As a state arts agency, we also have access to other state agencies that provide funding in different ways than we do. Typically, an arts funder is a piece of a broader funding puzzle that an organization pieces together.
In other public sectors, government agencies contract with organizations to pay for services as a whole. In Massachusetts, we currently have the Department of Public Health and the Opioid Relief Fund paying for social prescriptions and are in conversation with entities ranging from municipalities to gaming to the Department of Homeland Security.
In addition to public agencies a state arts agency can also support with private sector business development by being in rooms with the business community.
In Massachusetts, the creative sector accounts for more than 4% of the state’s economy, about the same size as the retail industry, but doesn’t often find itself in conversation with the business community.
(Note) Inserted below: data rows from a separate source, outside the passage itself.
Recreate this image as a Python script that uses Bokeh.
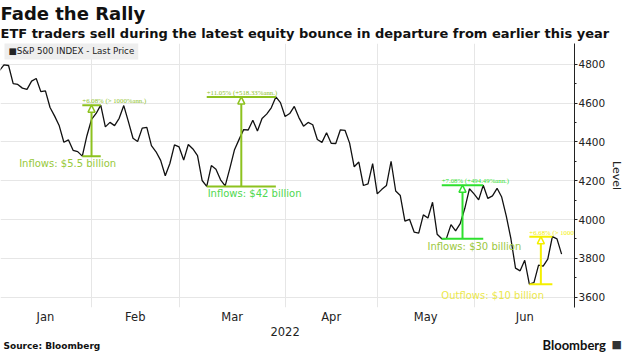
import numpy as np
import pandas as pd
from bokeh.plotting import figure
from bokeh.layouts import column
from bokeh.models import (Range1d, FixedTicker, Label, Arrow, NormalHead, Title,
                          ColumnDataSource, LinearAxis)
from bokeh.embed import file_html
from bokeh.resources import INLINE

# ---------------- data ----------------
holidays = ["2022-01-17", "2022-02-21", "2022-04-15", "2022-05-30", "2022-06-20"]
trade_dates = [d for d in pd.bdate_range("2021-12-31", "2022-06-28")
               if d.strftime("%Y-%m-%d") not in holidays]

closes = [
    4766.18,
    # Jan
    4796.56, 4793.54, 4700.58, 4696.05, 4677.03, 4670.29, 4713.07, 4726.35, 4659.03, 4662.85,
    4577.11, 4532.76, 4482.73, 4397.94, 4410.13, 4356.45, 4349.93, 4326.51, 4431.85, 4515.55,
    # Feb
    4546.54, 4589.38, 4477.44, 4500.53, 4483.87, 4521.54, 4587.18, 4504.08, 4418.64, 4401.67,
    4471.07, 4475.01, 4380.26, 4348.87, 4304.76, 4225.50, 4288.70, 4384.65, 4373.94,
    # Mar
    4306.26, 4386.54, 4363.49, 4328.87, 4201.09, 4170.70, 4277.88, 4259.52, 4204.31, 4173.11,
    4262.45, 4357.86, 4411.67, 4463.12, 4461.18, 4511.61, 4456.24, 4520.16, 4543.06, 4575.52,
    4631.60, 4602.45, 4530.41,
    # Apr
    4545.86, 4582.64, 4525.12, 4481.15, 4500.21, 4488.28, 4412.53, 4397.45, 4446.59, 4392.59,
    4391.69, 4462.21, 4459.45, 4393.66, 4271.78, 4296.12, 4175.20, 4183.96, 4287.50, 4131.93,
    # May
    4155.38, 4175.48, 4300.17, 4146.87, 4123.34, 3991.24, 4001.05, 3935.18, 3930.08, 4023.89,
    4008.01, 4088.85, 3923.68, 3900.79, 3901.36, 3973.75, 3941.48, 3978.73, 4057.84, 4158.24,
    4132.15,
    # Jun
    4101.23, 4176.82, 4108.54, 4121.43, 4160.68, 4115.77, 4017.82, 3900.86, 3749.63, 3735.48,
    3789.99, 3666.77, 3674.84, 3764.79, 3759.89, 3795.73, 3911.74, 3900.11, 3821.55,
]

month_labels = ["Jan", "Feb", "Mar", "Apr", "May", "Jun"]
y_ticks = [3600, 3800, 4000, 4200, 4400, 4600, 4800]
y_minor = [3700, 3900, 4100, 4300, 4500, 4700]

event_low_dates = ["2022-01-27", "2022-03-08", "2022-05-19", "2022-06-16"]
event_high_dates = ["2022-02-02", "2022-03-29", "2022-06-02", "2022-06-24"]
event_gain_text = ["+6.08% (> 1000%ann.)", "+11.05% (+518.33%ann.)",
                   "+7.08% (+494.49%ann.)", "+6.68% (> 1000%ann.)"]
event_flow_text = ["Inflows: $5.5 billion", "Inflows: $42 billion",
                   "Inflows: $30 billion", "Outflows: $10 billion"]

title_text = "Fade the Rally"
subtitle_text = "ETF traders sell during the latest equity bounce in departure from earlier this year"
legend_text = "\u25A0S&P 500 INDEX - Last Price"
year_text = "2022"
source_text = "Source: Bloomberg"
brand_text = "Bloomberg"
brand_icon = "\u25A0"

# ---------------- styles / layout ----------------
event_line_colors = ["#8dc21f", "#8dc21f", "#2ee02e", "#f4ef00"]
event_text_colors = ["#97c93a", "#4fd84f", "#9cc83e", "#ece84c"]
event_label_x = [3.3, 44.2, 91.9, 94.9]       # left edge of flow label (x index)
event_label_gap = [2, 2, 2, 6]                  # px below the low line

FONT = "DejaVu Sans"
W = 626
TOP_H = 43
TOP_TITLE_H = 22
TOP_SUB_H = 20
FRAME_H = 267
AXIS_H = 16
MAIN_H = FRAME_H + AXIS_H
BOT_H = 352 - TOP_H - MAIN_H
FRAME_W = 579
RIGHT_B = W - FRAME_W

def blank_fig(h, top=0, bottom=0, right_axis=False):
    f = figure(width=W, height=h, output_backend="svg", toolbar_location=None,
               x_range=Range1d(0, FRAME_W), y_range=Range1d(0, h - bottom - top),
               x_axis_location=None,
               y_axis_location="right" if right_axis else None,
               min_border_left=0, min_border_right=RIGHT_B,
               min_border_top=top, min_border_bottom=bottom,
               outline_line_color=None,
               background_fill_color="white", border_fill_color="white")
    f.grid.visible = False
    return f

def text_axis(ax, tick, text, font, size, style, standoff, color):
    ax.ticker = FixedTicker(ticks=[tick])
    ax.major_label_overrides = {tick: text}
    ax.axis_line_color = None
    ax.major_tick_line_color = None
    ax.minor_tick_line_color = None
    ax.major_tick_out = 0
    ax.major_tick_in = 0
    ax.minor_tick_out = 0
    ax.minor_tick_in = 0
    ax.major_label_standoff = standoff
    ax.major_label_text_font = font
    ax.major_label_text_font_style = style
    ax.major_label_text_font_size = size
    ax.major_label_text_color = color

# ---------------- derived ----------------
date_str = [d.strftime("%Y-%m-%d") for d in trade_dates]
x = np.arange(len(closes)) - 1            # Dec 31 -> -1, Jan 3 -> 0
src = ColumnDataSource(dict(x=x, y=closes))

months = [d.month for d in trade_dates]
month_end_x = [int(x[max(i for i, m in enumerate(months) if m == mm)]) for mm in range(1, 6)]
x_start, x_end = -0.75, 123.8
bounds = [int(x[0])] + month_end_x + [x_end + 0.2]
month_centers = [(bounds[i] + bounds[i + 1]) / 2 for i in range(6)]

# ---------------- main chart ----------------
p = figure(width=W, height=MAIN_H, output_backend="svg", toolbar_location=None,
           x_range=Range1d(x_start, x_end), y_range=Range1d(3546.5, 4907),
           y_axis_location="right",
           min_border_left=0, min_border_right=RIGHT_B, min_border_top=0,
           min_border_bottom=AXIS_H,
           outline_line_color=None, background_fill_color="white",
           border_fill_color="white")

p.xgrid.ticker = FixedTicker(ticks=month_end_x)
p.xgrid.grid_line_color = "#e6e6e6"
p.ygrid.grid_line_color = "#e6e6e6"

p.xaxis.ticker = FixedTicker(ticks=month_centers)
p.xaxis.major_label_overrides = {c: m for c, m in zip(month_centers, month_labels)}
p.xaxis.axis_line_color = None
p.xaxis.major_tick_line_color = None
p.xaxis.minor_tick_line_color = None
p.xaxis.major_tick_out = 0
p.xaxis.major_tick_in = 0
p.xaxis.minor_tick_out = 0
p.xaxis.minor_tick_in = 0
p.xaxis.axis_label_standoff = 0
p.xaxis.major_label_standoff = 2
p.xaxis.major_label_text_font = FONT
p.xaxis.major_label_text_font_size = "11.5px"
p.xaxis.major_label_text_color = "#222222"

p.yaxis.ticker = FixedTicker(ticks=y_ticks, minor_ticks=y_minor)
p.yaxis.axis_line_color = "#222222"
p.yaxis.major_tick_line_color = "#222222"
p.yaxis.minor_tick_line_color = "#222222"
p.yaxis.major_tick_in = 0
p.yaxis.major_tick_out = 3
p.yaxis.minor_tick_in = 0
p.yaxis.minor_tick_out = 2
p.yaxis.major_label_standoff = 1
p.yaxis.major_label_text_font = FONT
p.yaxis.major_label_text_font_size = "10.5px"
p.yaxis.major_label_text_color = "#222222"
p.yaxis.axis_label = "Level"
p.yaxis.axis_label_standoff = 2
p.yaxis.axis_label_text_font = FONT
p.yaxis.axis_label_text_font_style = "normal"
p.yaxis.axis_label_text_font_size = "11px"
p.yaxis.axis_label_text_color = "#222222"

p.line("x", "y", source=src, line_color="#111111", line_width=1.3)

idx = {d: i for i, d in enumerate(date_str)}
lo_x = [float(x[idx[d]]) for d in event_low_dates]
hi_x = [float(x[idx[d]]) for d in event_high_dates]
lo_y = [closes[idx[d]] for d in event_low_dates]
hi_y = [closes[idx[d]] for d in event_high_dates]
mid_x = [(a + b) / 2 for a, b in zip(lo_x, hi_x)]

ev = ColumnDataSource(dict(lo_x=lo_x, hi_x=hi_x, lo_y=lo_y, hi_y=hi_y,
                           lc=event_line_colors, tc=event_text_colors,
                           gain=event_gain_text))
p.segment(x0="lo_x", x1="hi_x", y0="lo_y", y1="lo_y", source=ev,
          line_color="lc", line_width=2)
p.segment(x0="lo_x", x1="hi_x", y0="hi_y", y1="hi_y", source=ev,
          line_color="lc", line_width=2)
p.text(x="lo_x", y="hi_y", text="gain", source=ev, text_color="lc",
       text_font=FONT, text_font_size="6.8px", text_baseline="bottom",
       y_offset=-1)

for i in range(4):
    c = event_line_colors[i]
    p.add_layout(Arrow(end=NormalHead(size=7, fill_color="white", line_color=c,
                                      line_width=1.5),
                       x_start=mid_x[i], y_start=lo_y[i], x_end=mid_x[i], y_end=hi_y[i],
                       line_color=c, line_width=2))
    p.add_layout(Label(x=event_label_x[i], y=lo_y[i], y_offset=-event_label_gap[i],
                       text=event_flow_text[i], text_color=event_text_colors[i],
                       text_font=FONT, text_font_size="10px", text_baseline="top"))

p.add_layout(Label(x=4, y=FRAME_H - 10, x_units="screen", y_units="screen",
                   text=legend_text, text_font=FONT,
                   text_font_size="8.7px", text_color="#222222", text_baseline="middle",
                   background_fill_color="#eeeeee", padding=4))

# ---------------- header ----------------
top = blank_fig(TOP_H, top=TOP_TITLE_H, bottom=TOP_SUB_H)
top.add_layout(Title(text=title_text, align="left", offset=0, standoff=0,
                     text_font=FONT, text_font_style="bold", text_font_size="18px",
                     text_color="#111111"), "above")
top.add_layout(Title(text=subtitle_text, align="left", offset=0, standoff=0,
                     text_font=FONT, text_font_style="bold", text_font_size="13px",
                     text_color="#111111"), "below")

# ---------------- footer ----------------
bot = blank_fig(BOT_H, right_axis=True)
year_px = (month_end_x[2] - x_start) / (x_end - x_start) * FRAME_W
bot.add_layout(Label(x=year_px, y=352 - 331, text=year_text,
                     text_font=FONT, text_font_size="11.5px", text_color="#222222",
                     anchor="center"))
bot.add_layout(Label(x=3, y=352 - 345, text=source_text, text_font=FONT,
                     text_font_style="bold", text_font_size="9px",
                     text_color="#111111", text_baseline="middle"))
brand_y = 352 - 344
text_axis(bot.yaxis[0], brand_y, brand_text, "Lato", "13px", "bold", -32, "#111111")
icon_axis = LinearAxis()
text_axis(icon_axis, brand_y, brand_icon, FONT, "11px", "normal", 3, "#333333")
bot.add_layout(icon_axis, "right")

layout = column(top, p, bot, spacing=0)
open("out.html", "w").write(file_html(layout, INLINE))
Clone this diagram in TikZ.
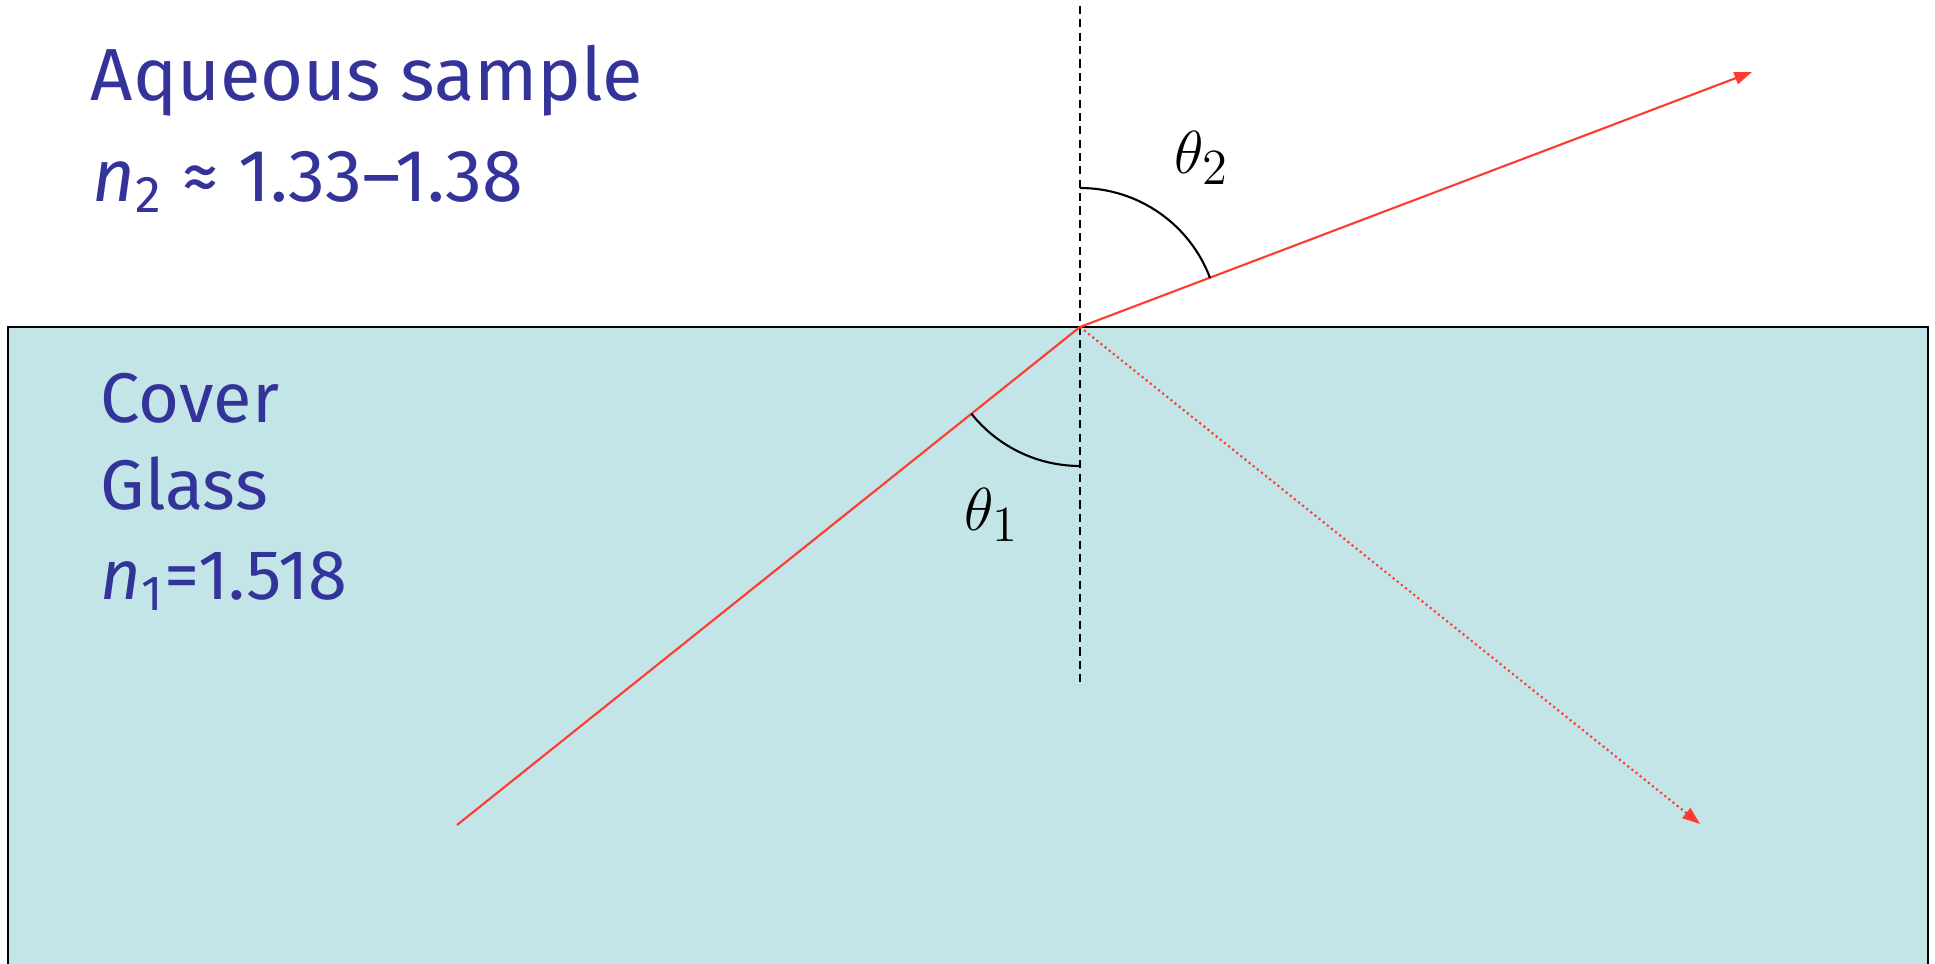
\documentclass[tikz,border=0pt]{standalone}
\usepackage{fontspec}
\setmainfont{Fira Sans}
\usetikzlibrary{arrows.meta,calc}
\definecolor{cChuXanh}{HTML}{333399}
\definecolor{cNenKinh}{HTML}{C4E5E8}
\definecolor{cTiaDo}{HTML}{FF3B30}
\def\Lsample{Aqueous sample}
\def\Lntwo{{\itshape n}\textsubscript{2} ≈ 1.33--1.38}
\def\Lcover{Cover}
\def\Lglass{Glass}
\def\Lnone{{\itshape n}\textsubscript{1}=1.518}

\begin{document}
\begin{tikzpicture}[
  x=0.01cm, y=0.01cm,
  tiado/.style={draw=cTiaDo, line width=0.6pt},
  muiten/.style={-{Triangle[length=5pt, width=3.6pt]}},
  chuxanh/.style={anchor=base west, inner sep=0pt, text=cChuXanh},
  chuto/.style={chuxanh, font=\fontsize{21}{25}\selectfont},
  chunho/.style={chuxanh, font=\fontsize{20}{24}\selectfont},
  goc/.style={draw=black, line width=0.6pt},
  nhangoc/.style={inner sep=0pt, font=\fontsize{19}{22}\selectfont}
]
\useasboundingbox (0,0) rectangle (1935,964);

% ── Lop kinh: nen xanh, vien tren va hai ben ──
\fill[cNenKinh] (8,0) rectangle (1928,637);
\draw[line width=0.6pt] (8,0) -- (8,637) -- (1928,637) -- (1928,0);

% ── Cac diem cua tia sang ──
\coordinate (O)    at (1080,637);
\coordinate (nguon) at (457,139);
\coordinate (khuc) at (1752,892);
\coordinate (phan) at (1700,140);
\coordinate (ntren) at (1080,958);
\coordinate (nduoi) at (1080,277);

% Phap tuyen net dut
\draw[line width=0.6pt, dash pattern=on 2.3pt off 1.5pt] (ntren) -- (nduoi);

% Ba tia do
\draw[tiado] (nguon) -- (O);
\draw[tiado, muiten] (O) -- (khuc);
\draw[tiado, muiten, dash pattern=on 0.6pt off 0.9pt] (O) -- (phan);

% ── Hai cung goc ──
\draw[goc] ($(O)+(90:139)$) arc[start angle=90, end angle=20.6, radius=139];
\draw[goc] ($(O)+(270:139)$) arc[start angle=270, end angle=218.6, radius=139];
\node[nhangoc] (t2) at (1202,806) {$\theta_2$};
\node[nhangoc] (t1) at (992,449) {$\theta_1$};

% ── Chu ──
\node[chuto]  (sample) at (90,863) {\Lsample};
\node[chuto]  (ntwo)   at (92,762) {\Lntwo};
\node[chunho] (cover)  at (100,541) {\Lcover};
\node[chunho] (glass)  at (100,454) {\Lglass};
\node[chunho] (none)   at (100,364) {\Lnone};

\end{tikzpicture}
\end{document}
By allocating staff time to attend business association and networking meetings, primarily in the health space, we have an opportunity to build partnerships with managed care plans, health plans, benefits providers, life insurance, and other potential payers for whom social prescriptions can add value to their business.
Doing the work of supporting a statewide arts prescription program does not necessarily mean bringing on new staff or consultants.
The first two – Network Development and Resource Development – are pieces of work that state arts agencies are often involved in already.
Business Development is often the new skill that an agency needs to develop and it focuses on utilizing staff time to be used in new spaces and building new partnerships.
State arts agencies typically know their sector very well, but getting to know a new sector – or other public agencies – can be challenging.
Here are some simple ways to start business development work that we have utilized at Mass Cultural Council:
- Create monthly or quarterly goals for staff to make contact and/or attend events in other sectors.
- Join email lists of service organizations in the business community, health care, health equity, substance abuse, and other adjacent sectors.
- Through those email lists learn about new events, webinars, and contacts.
- Show up and sit in the front row. Sitting in the front row has a lot of advantages. You can interact with panelists or speakers, have access to them after programs, and, over time, reminds people that the arts are in the room.
- Build relationships: This is something state arts agencies know how to do, and do well. We build relationships with grantees, we talk about what we’re passionate about, and we make connections.
- Identify change champions: As you are building relationships you will find people who are ready and willing to be a champion for this cause within their agency, business, or sector. These are the people who are most effective at moving their organizations.
To reiterate: Philanthropy is a catalyst for social prescription, not a sustaining force. The goal of this work is for arts and cultural organizations to BE PAID for the therapeutic benefit they provide as a part of clients’ treatment plans.
The work of raising awareness and advocating for social prescription can feel like a lot for staff. It goes a step beyond grantmaking and looks at broader change for our field. As state arts agencies, we know our field, we work to make our grant making impactful and equitable AND we can work to expand resources for our field through this work.
In February 2026, the Agency is proud to present at the National Assembly of State Arts Agency’s Hearts of Practice convening, aimed at building knowledge and strengthening the practices of state and jurisdictional arts agency (SAA) and regional arts organization (RAO) staff at the intersection of the arts and health.